Design it Yourself: The Dark Side of Design

Up until now, you all have seen the happy fun, well thought out side of designing. Projects that work out flawlessly or at least theoretically, but what happens when design isn’t so happily ever after?

Alright, alright, I admit, it’s not that dramatic of an answer. The answer is you start over, adjust, or roll with it.

The last time we were talking design, I shared a couple of patterns that I was going to be working on for Knitting 101 and Crochet 101:

The Crochet pattern is going well, but the Knitting pattern did not go so well…..

One of the problems with starting ideas from drawings is that you don’t know the gauge of your work and you don’t know how many stitches you’re really working with.

Now, if I had been clever I would have made a gauge swatch and then started designing, but since I was in a hurry (mom of two under 4, not EXACTLY got a lot of free time) I figured I’d do it on the fly.

Designing “on the fly” doesn’t work very well.

The first mistake I made was casting on 52 stitches. Casting on 52 stitches got me to the 7 inches across I want to be at for the stocking, but 52 divides into two sets of 29. What’s wrong with 29? 29 is both an odd number and a prime number. I mentioned the math in Top Down Socks that allows for the k2,p2 pattern to work out well. Turns out, that same math is best when trying to work colorwork in a round like I am doing for this stocking. As you can see from the charts, I wound up with some spare stitches:

Chart BChart C

Well, if 29 is an odd number, why can I just stretch those cute little dots into an odd number? 29 is also prime which means it’s divisible by 29 and 1 without remainder. No matter which way you slice that one it won’t evenly divide into any more than 1 or 29. Trying to fit 8 dots around this was going to have a remainder no matter what I did with it.

Wait a minute, what happened to the snowflakes we were working on?

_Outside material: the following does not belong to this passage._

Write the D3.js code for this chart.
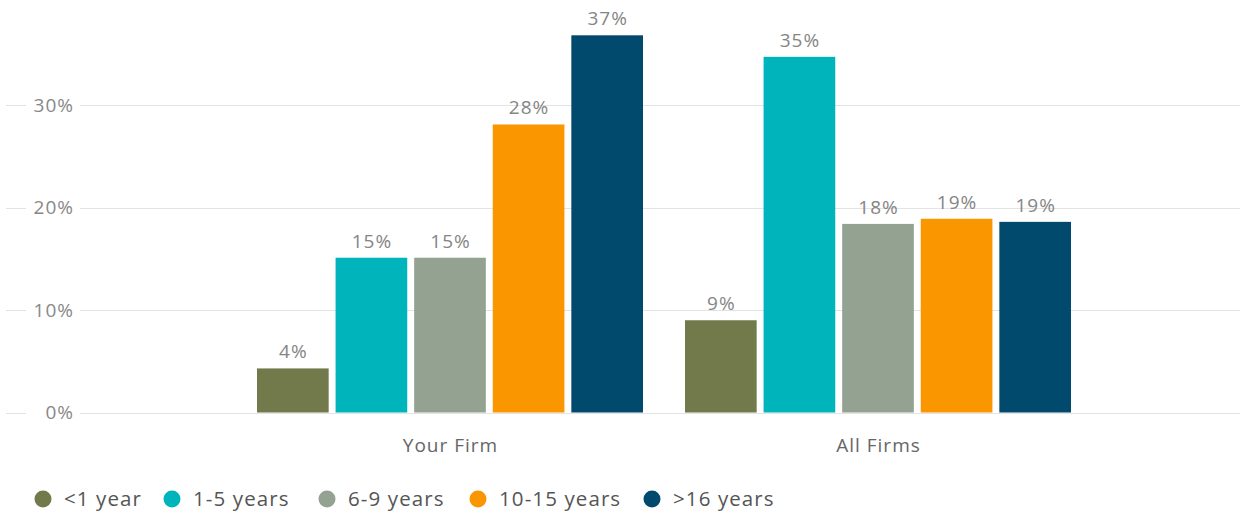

They kind of ended up being a hot mess.

No matter how I sliced it, they just kept coming out in a way that was either too small to get “snowflake” from it or they were kind of just weird and boxy. Given more space to work with, the would be pretty fun, but being limited to working around and wanting to work a stripe in, I just couldn’t make it work this time.

That of course means I’ll have to find an excuse to make it work now, so keep an eye out for something involving snowflakes coming from me. I’m not one to let a “this is awesome” project get the best of me. They do have to wait sometimes, but it’ll happen.

So what happened to the rest of the little designs?

Well, by the time I had gotten through this mistake, I realized that I was trying to make this too complicated for what I needed. The other cute little patterns will be set on the shelf for another project.

If you’ve ever watched one of those “Next Star” shows, you’ll know that the WORST thing you can do as a host (or in this case, a blogger) is to admit that you’ve made a mistake. I think in this case though, it’s warranted. I hope that you’ve learned from it, at least a little and I hope that you’re encouraged when you make your own mistakes. It’s not the end of the world, it’s an opportunity to learn something.